*REQUIREMENTS*
Return precisely the span of lines from the top of the material below to the line containing "(0,0) rectangle (677,473);", both included. Pictures are excluded.

*RECORDED DATA*
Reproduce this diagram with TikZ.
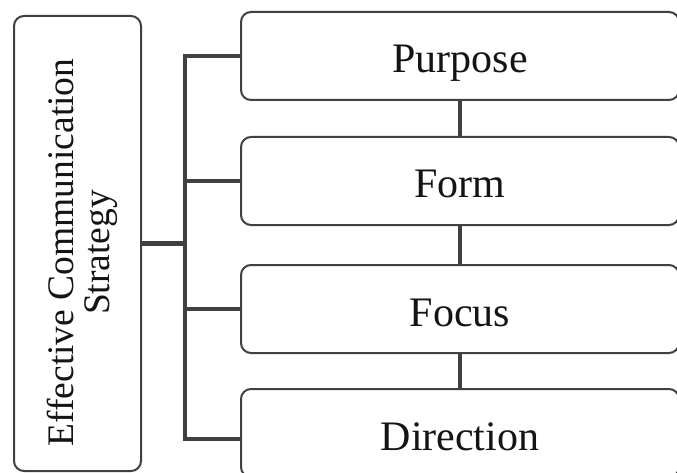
\documentclass[tikz,border=0pt]{standalone}
\usepackage{fontspec}
\setmainfont{Liberation Serif}
\usepackage{xcolor}
\usetikzlibrary{positioning}

\definecolor{linegray}{RGB}{64,64,64}
\definecolor{textblack}{RGB}{20,20,20}

\begin{document}
\begin{tikzpicture}[x=1pt,y=-1pt]
            \useasboundingbox[fill=white] (0,0) rectangle (677,473);

            \begin{scope}[every node/.style = {draw=linegray, line width=2pt, rounded corners=10pt,
                            fill=white, text=textblack, inner sep=0pt}]
                \node[rotate=90, minimum width=455pt, minimum height=127pt,
                      font=\fontsize{37.5pt}{35pt}\selectfont] (strategy) at (77.5,243.5)
                      {\raisebox{-6pt}[\height][\depth]{\begin{tabular}{@{}c@{}}
                        Effective Communication\hspace*{18pt}\\Strategy\hspace*{18pt}\end{tabular}}};
                \begin{scope}[every node/.append style = {minimum width=438pt, minimum height=88pt,
                                text height=34pt, text depth=0pt,
                                font=\fontsize{42pt}{50pt}\selectfont}]
                    \node (purpose)   at (460,56)  {Purpose};
                    \node (form)      at (460,181) {Form};
                    \node (focus)     at (460,309) {Focus};
                    \node (direction) at (460,433) {Direction};
                \end{scope}
            \end{scope}

            \coordinate (trunk) at (185,0);
            \coordinate (dirend) at ([yshift=-6pt]direction.west);

            \begin{scope}[every edge/.style={draw=linegray, line width=4.5pt}]
                \path (purpose) edge (form);
                \path (form)    edge (focus);
                \path (focus)   edge (direction);
                \path (strategy.south) edge (strategy.south -| trunk);
                \path (purpose.west)  edge (purpose.west -| trunk);
                \path (form.west)     edge (form.west -| trunk);
                \path (focus.west)    edge (focus.west -| trunk);
                \path (dirend)        edge (dirend -| trunk);
                \path (purpose.west -| trunk) edge[line cap=rect] (dirend -| trunk);
            \end{scope}
        \end{tikzpicture}
\end{document}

*OUTPUT*
Reproduce this diagram with TikZ.
\documentclass[tikz,border=0pt]{standalone}
\usepackage{fontspec}
\setmainfont{Liberation Serif}
\usepackage{xcolor}
\usetikzlibrary{positioning}

\definecolor{linegray}{RGB}{64,64,64}
\definecolor{textblack}{RGB}{20,20,20}

\begin{document}
\begin{tikzpicture}[x=1pt,y=-1pt]
            \useasboundingbox[fill=white] (0,0) rectangle (677,473);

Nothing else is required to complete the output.